> _Problem details_
Starting with the first line of the listing, quote each line exactly until and including the one with "6300, 8000, 10000, 12500];", leaving pictures out.

> _Source material_

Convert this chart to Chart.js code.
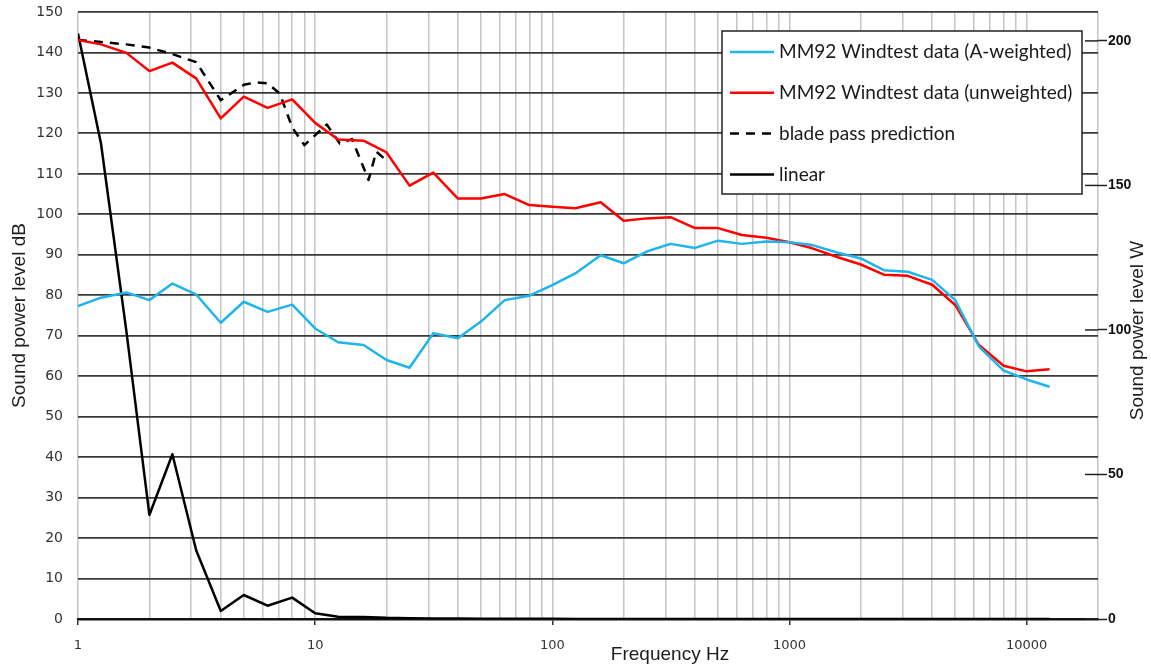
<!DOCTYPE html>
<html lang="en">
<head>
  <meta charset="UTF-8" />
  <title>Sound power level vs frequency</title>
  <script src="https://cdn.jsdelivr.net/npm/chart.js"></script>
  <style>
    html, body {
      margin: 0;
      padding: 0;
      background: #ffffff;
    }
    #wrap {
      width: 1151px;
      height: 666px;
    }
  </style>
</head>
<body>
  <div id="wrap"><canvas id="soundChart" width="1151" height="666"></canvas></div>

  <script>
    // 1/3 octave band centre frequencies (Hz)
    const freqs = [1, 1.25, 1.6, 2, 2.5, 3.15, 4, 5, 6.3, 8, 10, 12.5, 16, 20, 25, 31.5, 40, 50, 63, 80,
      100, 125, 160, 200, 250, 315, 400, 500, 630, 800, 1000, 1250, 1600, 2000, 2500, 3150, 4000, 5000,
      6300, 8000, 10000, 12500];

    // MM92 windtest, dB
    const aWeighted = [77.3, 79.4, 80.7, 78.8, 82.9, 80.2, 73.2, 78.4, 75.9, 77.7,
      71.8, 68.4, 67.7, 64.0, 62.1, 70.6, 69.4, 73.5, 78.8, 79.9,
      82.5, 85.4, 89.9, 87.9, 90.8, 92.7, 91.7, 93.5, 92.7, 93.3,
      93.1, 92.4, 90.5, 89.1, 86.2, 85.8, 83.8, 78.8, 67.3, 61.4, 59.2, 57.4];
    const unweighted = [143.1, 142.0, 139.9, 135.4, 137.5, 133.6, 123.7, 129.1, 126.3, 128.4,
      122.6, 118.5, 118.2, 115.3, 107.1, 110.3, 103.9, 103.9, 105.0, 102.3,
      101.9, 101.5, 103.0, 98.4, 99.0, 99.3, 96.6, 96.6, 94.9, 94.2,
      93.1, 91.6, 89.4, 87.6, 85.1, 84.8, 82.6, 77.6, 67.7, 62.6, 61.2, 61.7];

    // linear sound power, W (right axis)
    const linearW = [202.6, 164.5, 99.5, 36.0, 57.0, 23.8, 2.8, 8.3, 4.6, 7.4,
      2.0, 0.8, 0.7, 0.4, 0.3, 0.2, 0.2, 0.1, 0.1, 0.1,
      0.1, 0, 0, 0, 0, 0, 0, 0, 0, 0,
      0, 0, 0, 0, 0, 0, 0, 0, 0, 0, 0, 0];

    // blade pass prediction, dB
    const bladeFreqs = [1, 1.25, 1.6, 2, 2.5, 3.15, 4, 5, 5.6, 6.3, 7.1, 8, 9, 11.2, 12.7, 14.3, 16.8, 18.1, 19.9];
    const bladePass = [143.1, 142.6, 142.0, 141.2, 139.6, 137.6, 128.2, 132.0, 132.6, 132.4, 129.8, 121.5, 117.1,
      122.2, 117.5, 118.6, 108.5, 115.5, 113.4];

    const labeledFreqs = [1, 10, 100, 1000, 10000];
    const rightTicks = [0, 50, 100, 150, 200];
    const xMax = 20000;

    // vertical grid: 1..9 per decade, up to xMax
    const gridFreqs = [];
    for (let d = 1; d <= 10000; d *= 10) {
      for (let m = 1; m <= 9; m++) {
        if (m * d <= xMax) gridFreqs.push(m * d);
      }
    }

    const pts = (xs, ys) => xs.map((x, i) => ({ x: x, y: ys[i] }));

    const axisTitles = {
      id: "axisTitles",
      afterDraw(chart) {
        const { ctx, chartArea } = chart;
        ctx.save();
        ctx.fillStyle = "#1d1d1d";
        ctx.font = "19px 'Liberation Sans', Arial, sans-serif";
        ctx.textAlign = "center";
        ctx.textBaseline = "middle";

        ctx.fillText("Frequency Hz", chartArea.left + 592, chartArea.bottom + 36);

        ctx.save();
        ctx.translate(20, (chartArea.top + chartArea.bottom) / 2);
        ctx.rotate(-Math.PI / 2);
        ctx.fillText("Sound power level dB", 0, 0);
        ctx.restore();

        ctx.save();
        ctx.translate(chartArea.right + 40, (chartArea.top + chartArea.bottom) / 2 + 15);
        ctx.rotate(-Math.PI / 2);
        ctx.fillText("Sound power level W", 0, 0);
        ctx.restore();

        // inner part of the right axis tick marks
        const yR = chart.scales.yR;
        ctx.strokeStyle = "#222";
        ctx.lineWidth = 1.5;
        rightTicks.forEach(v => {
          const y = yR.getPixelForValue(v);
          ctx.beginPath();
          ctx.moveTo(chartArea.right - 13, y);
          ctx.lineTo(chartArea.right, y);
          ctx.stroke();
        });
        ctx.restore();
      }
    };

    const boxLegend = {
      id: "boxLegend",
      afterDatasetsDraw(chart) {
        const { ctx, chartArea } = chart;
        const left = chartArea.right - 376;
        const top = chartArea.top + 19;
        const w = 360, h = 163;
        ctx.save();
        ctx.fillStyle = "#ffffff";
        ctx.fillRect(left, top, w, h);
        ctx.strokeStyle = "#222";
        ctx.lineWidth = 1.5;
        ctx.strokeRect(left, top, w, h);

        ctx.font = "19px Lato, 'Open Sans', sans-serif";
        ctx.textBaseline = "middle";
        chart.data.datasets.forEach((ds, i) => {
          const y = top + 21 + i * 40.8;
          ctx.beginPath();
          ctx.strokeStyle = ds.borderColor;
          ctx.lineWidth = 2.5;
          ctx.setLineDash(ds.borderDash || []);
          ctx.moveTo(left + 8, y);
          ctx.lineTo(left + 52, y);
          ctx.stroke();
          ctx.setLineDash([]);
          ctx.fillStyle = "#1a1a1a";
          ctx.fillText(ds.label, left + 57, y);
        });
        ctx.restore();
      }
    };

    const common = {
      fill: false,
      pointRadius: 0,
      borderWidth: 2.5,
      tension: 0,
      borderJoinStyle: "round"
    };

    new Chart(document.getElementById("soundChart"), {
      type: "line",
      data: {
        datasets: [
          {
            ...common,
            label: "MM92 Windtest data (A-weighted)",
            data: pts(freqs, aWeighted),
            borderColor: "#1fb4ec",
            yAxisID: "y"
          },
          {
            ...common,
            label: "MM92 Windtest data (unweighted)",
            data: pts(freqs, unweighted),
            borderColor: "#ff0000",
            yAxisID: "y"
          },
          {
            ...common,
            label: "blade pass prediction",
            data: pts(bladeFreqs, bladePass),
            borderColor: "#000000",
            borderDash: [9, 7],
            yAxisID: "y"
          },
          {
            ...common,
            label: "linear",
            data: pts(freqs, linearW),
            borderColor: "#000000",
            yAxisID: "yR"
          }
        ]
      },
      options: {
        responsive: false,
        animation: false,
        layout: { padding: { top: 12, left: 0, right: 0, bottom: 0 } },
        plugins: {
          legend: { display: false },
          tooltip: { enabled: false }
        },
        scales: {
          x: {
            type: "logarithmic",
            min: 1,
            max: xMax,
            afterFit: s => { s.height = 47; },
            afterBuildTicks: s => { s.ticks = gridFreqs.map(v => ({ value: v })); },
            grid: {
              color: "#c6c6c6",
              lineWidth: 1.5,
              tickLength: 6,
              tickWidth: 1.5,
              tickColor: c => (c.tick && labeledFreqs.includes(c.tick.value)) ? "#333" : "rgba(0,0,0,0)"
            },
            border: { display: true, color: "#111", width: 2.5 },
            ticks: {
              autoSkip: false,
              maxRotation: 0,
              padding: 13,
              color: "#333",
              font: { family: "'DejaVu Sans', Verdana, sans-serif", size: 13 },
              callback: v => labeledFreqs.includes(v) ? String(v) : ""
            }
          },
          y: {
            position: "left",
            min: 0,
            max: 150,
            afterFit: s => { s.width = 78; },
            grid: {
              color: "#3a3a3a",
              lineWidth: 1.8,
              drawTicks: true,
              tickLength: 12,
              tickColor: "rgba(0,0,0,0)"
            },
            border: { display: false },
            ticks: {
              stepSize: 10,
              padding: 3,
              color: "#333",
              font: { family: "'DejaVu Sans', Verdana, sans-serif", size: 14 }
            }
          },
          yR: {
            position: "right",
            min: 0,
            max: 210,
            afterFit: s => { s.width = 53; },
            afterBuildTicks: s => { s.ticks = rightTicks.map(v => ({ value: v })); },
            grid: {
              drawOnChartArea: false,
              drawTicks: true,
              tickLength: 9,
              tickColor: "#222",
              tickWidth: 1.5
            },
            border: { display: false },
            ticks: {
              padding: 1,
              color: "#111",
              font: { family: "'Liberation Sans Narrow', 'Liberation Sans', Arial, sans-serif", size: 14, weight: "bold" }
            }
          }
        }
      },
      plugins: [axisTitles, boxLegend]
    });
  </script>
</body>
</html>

> _Response for this exercise_
Convert this chart to Chart.js code.
<!DOCTYPE html>
<html lang="en">
<head>
  <meta charset="UTF-8" />
  <title>Sound power level vs frequency</title>
  <script src="https://cdn.jsdelivr.net/npm/chart.js"></script>
  <style>
    html, body {
      margin: 0;
      padding: 0;
      background: #ffffff;
    }
    #wrap {
      width: 1151px;
      height: 666px;
    }
  </style>
</head>
<body>
  <div id="wrap"><canvas id="soundChart" width="1151" height="666"></canvas></div>

  <script>
    // 1/3 octave band centre frequencies (Hz)
    const freqs = [1, 1.25, 1.6, 2, 2.5, 3.15, 4, 5, 6.3, 8, 10, 12.5, 16, 20, 25, 31.5, 40, 50, 63, 80,
      100, 125, 160, 200, 250, 315, 400, 500, 630, 800, 1000, 1250, 1600, 2000, 2500, 3150, 4000, 5000,
      6300, 8000, 10000, 12500];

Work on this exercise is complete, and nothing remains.